§ **Information shown**
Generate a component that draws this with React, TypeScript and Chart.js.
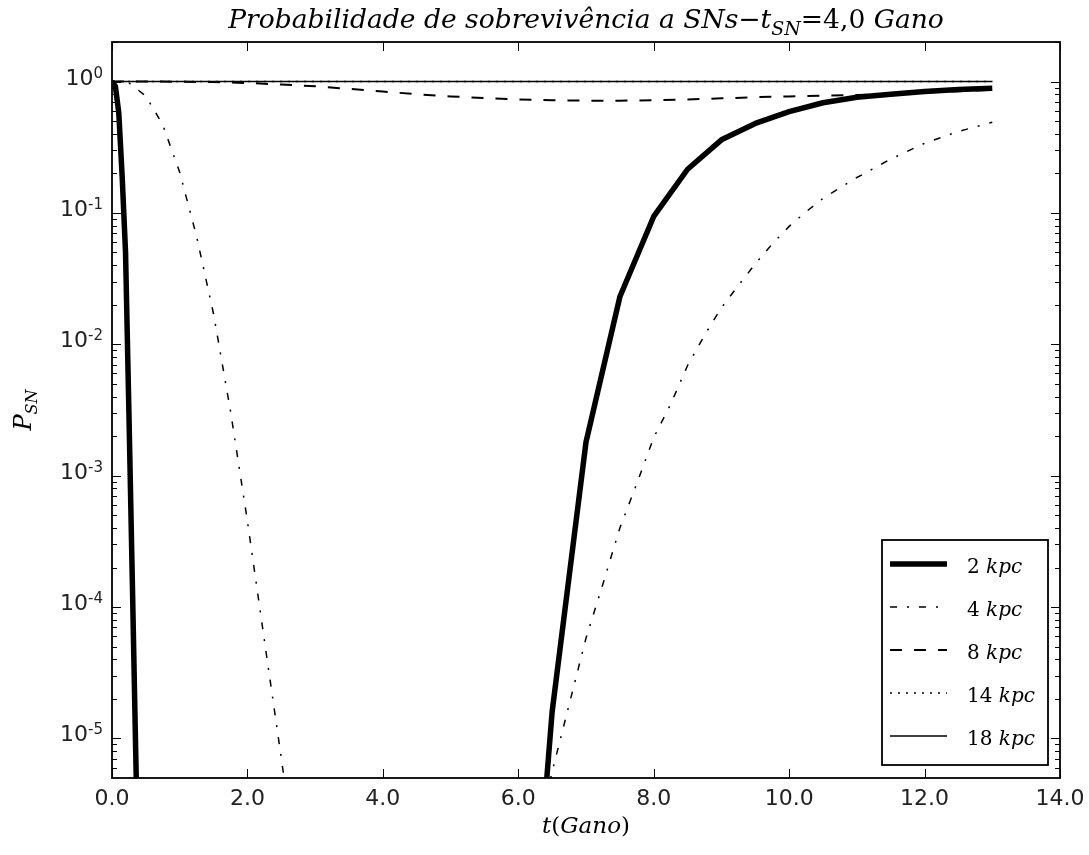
import React, { useEffect, useRef } from 'react';
import { Chart, registerables } from 'chart.js';

Chart.register(...registerables);

// ---------- data ----------
const seriesLabels = ['2', '4', '8', '14', '18'];

const t2 = [0, 0.05, 0.1, 0.15, 0.2, 0.25, 0.3, 0.35, 0.4, 0.5, 1, 3, 5, 6, 6.5, 7, 7.5, 8, 8.5, 9, 9.5, 10, 10.5, 11, 11.5, 12, 12.5, 13];
const p2 = [1, 0.92, 0.58, 0.19, 0.05, 3e-3, 1.6e-4, 8e-6, 4e-7, 1e-9, 1e-25, 1e-40, 1e-25, 1e-8, 1.6e-5, 1.8e-3, 0.023, 0.094, 0.215, 0.36, 0.48, 0.59, 0.69, 0.76, 0.8, 0.84, 0.87, 0.89];

const t4 = [0, 0.25, 0.5, 0.75, 1, 1.25, 1.5, 1.75, 2, 2.25, 2.5, 2.75, 3, 4, 5, 6, 6.25, 6.5, 6.75, 7, 7.25, 7.5, 7.75, 8, 8.25, 8.5, 8.75, 9, 9.25, 9.5, 9.75, 10, 10.25, 10.5, 10.75, 11, 11.5, 12, 12.5, 13];
const p4 = [1, 0.977, 0.776, 0.468, 0.204, 0.066, 0.017, 3.1e-3, 4.5e-4, 5.6e-5, 7.1e-6, 8e-7, 6e-8, 1e-14, 1e-13, 3.2e-7, 1.4e-6, 5.6e-6, 1.8e-5, 5.8e-5, 1.5e-4, 4e-4, 8.7e-4, 1.95e-3, 3.5e-3, 6.9e-3, 0.0117, 0.019, 0.028, 0.041, 0.058, 0.079, 0.102, 0.129, 0.155, 0.186, 0.257, 0.339, 0.417, 0.49];

const t8 = [0, 0.5, 1, 1.5, 2, 2.5, 3, 3.5, 4, 4.5, 5, 5.5, 6, 6.5, 7, 7.5, 8, 8.5, 9, 9.5, 10, 10.5, 11, 11.5, 12, 12.5, 13];
const p8 = [1, 1, 0.998, 0.99, 0.975, 0.95, 0.92, 0.88, 0.84, 0.8, 0.77, 0.75, 0.73, 0.72, 0.715, 0.715, 0.72, 0.73, 0.745, 0.76, 0.77, 0.78, 0.79, 0.805, 0.825, 0.845, 0.865];

const t14 = [0, 13];
const p14 = [1, 1];

const t18 = [0, 13];
const p18 = [1, 1];

const xTickValues = [0, 2, 4, 6, 8, 10, 12, 14];
const xTickLabels = ['0.0', '2.0', '4.0', '6.0', '8.0', '10.0', '12.0', '14.0'];
const yTickExponents = [0, -1, -2, -3, -4, -5];
const yTickLabels = ['0', '-1', '-2', '-3', '-4', '-5'];

const Y_MIN = 5e-6;
const Y_MAX = 2;

// ---------- styles ----------
const seriesStyles = [
  { width: 5.5, dash: [] as number[] },
  { width: 1.5, dash: [7, 10, 2, 10] },
  { width: 2, dash: [12, 12] },
  { width: 1.5, dash: [2, 6] },
  { width: 1.5, dash: [] as number[] },
];

const SANS = '"DejaVu Sans", sans-serif';
const SERIF = '"DejaVu Serif", serif';

type Seg = { text: string; font: string; dy?: number };

function segWidth(ctx: CanvasRenderingContext2D, segs: Seg[]) {
  let w = 0;
  for (const s of segs) {
    ctx.font = s.font;
    w += ctx.measureText(s.text).width;
  }
  return w;
}

function drawSegs(ctx: CanvasRenderingContext2D, segs: Seg[], x: number, y: number, align: 'left' | 'center' | 'right') {
  const w = segWidth(ctx, segs);
  let cx = align === 'left' ? x : align === 'center' ? x - w / 2 : x - w;
  ctx.textAlign = 'left';
  ctx.textBaseline = 'alphabetic';
  for (const s of segs) {
    ctx.font = s.font;
    ctx.fillText(s.text, cx, y + (s.dy || 0));
    cx += ctx.measureText(s.text).width;
  }
}

function titleSegs(size: number): Seg[] {
  const it = `italic ${size}px ${SERIF}`;
  const up = `${size}px ${SERIF}`;
  const sub = `italic ${Math.round(size * 0.7)}px ${SERIF}`;
  return [
    { text: 'Probabilidade de sobrevivência a SNs', font: it },
    { text: '−', font: up },
    { text: 't', font: it },
    { text: 'SN', font: sub, dy: size * 0.25 },
    { text: '=4,0 ', font: up },
    { text: 'Gano', font: it },
  ];
}

const decorPlugin = {
  id: 'mplDecor',
  afterDraw(chart: any) {
    const ctx: CanvasRenderingContext2D = chart.ctx;
    const ca = chart.chartArea;
    const xs = chart.scales.x;
    const ys = chart.scales.y;
    ctx.save();
    ctx.fillStyle = '#000';
    ctx.strokeStyle = '#000';

    // ticks
    ctx.lineWidth = 1;
    ctx.beginPath();
    xTickValues.forEach((v) => {
      const px = Math.round(xs.getPixelForValue(v)) + 0.5;
      ctx.moveTo(px, ca.bottom);
      ctx.lineTo(px, ca.bottom - 9);
      ctx.moveTo(px, ca.top);
      ctx.lineTo(px, ca.top + 9);
    });
    for (let e = -6; e <= 0; e++) {
      for (let k = 1; k <= 9; k++) {
        const v = k * Math.pow(10, e);
        if (v < Y_MIN || v > Y_MAX) continue;
        const py = Math.round(ys.getPixelForValue(v)) + 0.5;
        const len = k === 1 ? 9 : 5;
        ctx.moveTo(ca.left, py);
        ctx.lineTo(ca.left + len, py);
        ctx.moveTo(ca.right, py);
        ctx.lineTo(ca.right - len, py);
      }
    }
    ctx.stroke();

    // frame
    ctx.lineWidth = 1.8;
    ctx.strokeRect(ca.left, ca.top, ca.right - ca.left, ca.bottom - ca.top);

    // x tick labels
    ctx.font = `22px ${SANS}`;
    ctx.fillStyle = '#222';
    ctx.textAlign = 'center';
    ctx.textBaseline = 'alphabetic';
    xTickValues.forEach((v, i) => {
      ctx.fillText(xTickLabels[i], xs.getPixelForValue(v), ca.bottom + 27);
    });

    // y tick labels
    yTickExponents.forEach((e, i) => {
      const py = ys.getPixelForValue(Math.pow(10, e));
      const supFont = `15px ${SANS}`;
      ctx.font = supFont;
      const supW = ctx.measureText(yTickLabels[i]).width;
      const right = ca.left - 9;
      ctx.textAlign = 'right';
      ctx.fillText(yTickLabels[i], right, py - 4);
      ctx.font = `22px ${SANS}`;
      ctx.fillText('10', right - supW, py + 3);
    });

    // title
    ctx.fillStyle = '#000';
    const w0 = segWidth(ctx, titleSegs(24));
    const tsize = (24 * 716) / w0;
    drawSegs(ctx, titleSegs(tsize), (ca.left + ca.right) / 2, 28, 'center');

    // x label
    const xl = 23;
    drawSegs(
      ctx,
      [
        { text: 't', font: `italic ${xl}px ${SERIF}` },
        { text: '(', font: `${xl}px ${SERIF}` },
        { text: 'Gano', font: `italic ${xl}px ${SERIF}` },
        { text: ')', font: `${xl}px ${SERIF}` },
      ],
      (ca.left + ca.right) / 2,
      833,
      'center'
    );

    // y label
    ctx.save();
    ctx.translate(31, (ca.top + ca.bottom) / 2);
    ctx.rotate(-Math.PI / 2);
    drawSegs(
      ctx,
      [
        { text: 'P', font: `italic 24px ${SERIF}` },
        { text: 'SN', font: `italic 16px ${SERIF}`, dy: 6 },
      ],
      0,
      0,
      'center'
    );
    ctx.restore();

    // legend
    const lx0 = 882, ly0 = 540, lx1 = 1048, ly1 = 765;
    ctx.fillStyle = '#fff';
    ctx.fillRect(lx0, ly0, lx1 - lx0, ly1 - ly0);
    ctx.lineWidth = 1.8;
    ctx.strokeStyle = '#000';
    ctx.strokeRect(lx0, ly0, lx1 - lx0, ly1 - ly0);
    seriesLabels.forEach((lab, i) => {
      const rowY = 566 + i * 43;
      const st = seriesStyles[i];
      ctx.beginPath();
      ctx.lineWidth = st.width;
      ctx.setLineDash(st.dash);
      ctx.moveTo(890, rowY - 2);
      ctx.lineTo(947, rowY - 2);
      ctx.stroke();
      ctx.setLineDash([]);
      ctx.fillStyle = '#000';
      drawSegs(
        ctx,
        [
          { text: lab + ' ', font: `20px ${SERIF}` },
          { text: 'kpc', font: `italic 20px ${SERIF}` },
        ],
        967,
        rowY + 7,
        'left'
      );
    });

    ctx.restore();
  },
};

function mkData(ts: number[], ps: number[]) {
  return ts.map((t, i) => ({ x: t, y: ps[i] }));
}

export default function App() {
  const ref = useRef<HTMLCanvasElement | null>(null);
  useEffect(() => {
    if (!ref.current) return;
    const all = [
      [t2, p2],
      [t4, p4],
      [t8, p8],
      [t14, p14],
      [t18, p18],
    ];
    const chart = new Chart(ref.current, {
      type: 'line',
      data: {
        datasets: all.map(([ts, ps], i) => ({
          label: seriesLabels[i] + ' kpc',
          data: mkData(ts as number[], ps as number[]),
          borderColor: '#000',
          backgroundColor: '#000',
          borderWidth: seriesStyles[i].width,
          borderDash: seriesStyles[i].dash,
          borderJoinStyle: 'round',
          pointRadius: 0,
          fill: false,
          tension: 0,
        })),
      },
      options: {
        animation: false,
        responsive: true,
        maintainAspectRatio: false,
        devicePixelRatio: 1,
        layout: { padding: { left: 112, top: 42, right: 29, bottom: 77 } },
        plugins: { legend: { display: false }, tooltip: { enabled: false }, title: { display: false } },
        scales: {
          x: { type: 'linear', min: 0, max: 14, display: false },
          y: { type: 'logarithmic', min: Y_MIN, max: Y_MAX, display: false },
        },
        events: [],
      },
      plugins: [decorPlugin],
    } as any);
    return () => chart.destroy();
  }, []);
  return (
    <div style={{ position: 'fixed', left: 0, top: 0, width: 1089, height: 855, background: '#fff' }}>
      <canvas ref={ref} />
    </div>
  );
}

§ **Direction**
Look at the listing and set down only the lines from its start through the line with "const seriesLabels = ['2', '4', '8', '14', '18'];", word for word and without pictures.

§ **Exercise response**
Generate a component that draws this with React, TypeScript and Chart.js.
import React, { useEffect, useRef } from 'react';
import { Chart, registerables } from 'chart.js';

Chart.register(...registerables);

// ---------- data ----------
const seriesLabels = ['2', '4', '8', '14', '18'];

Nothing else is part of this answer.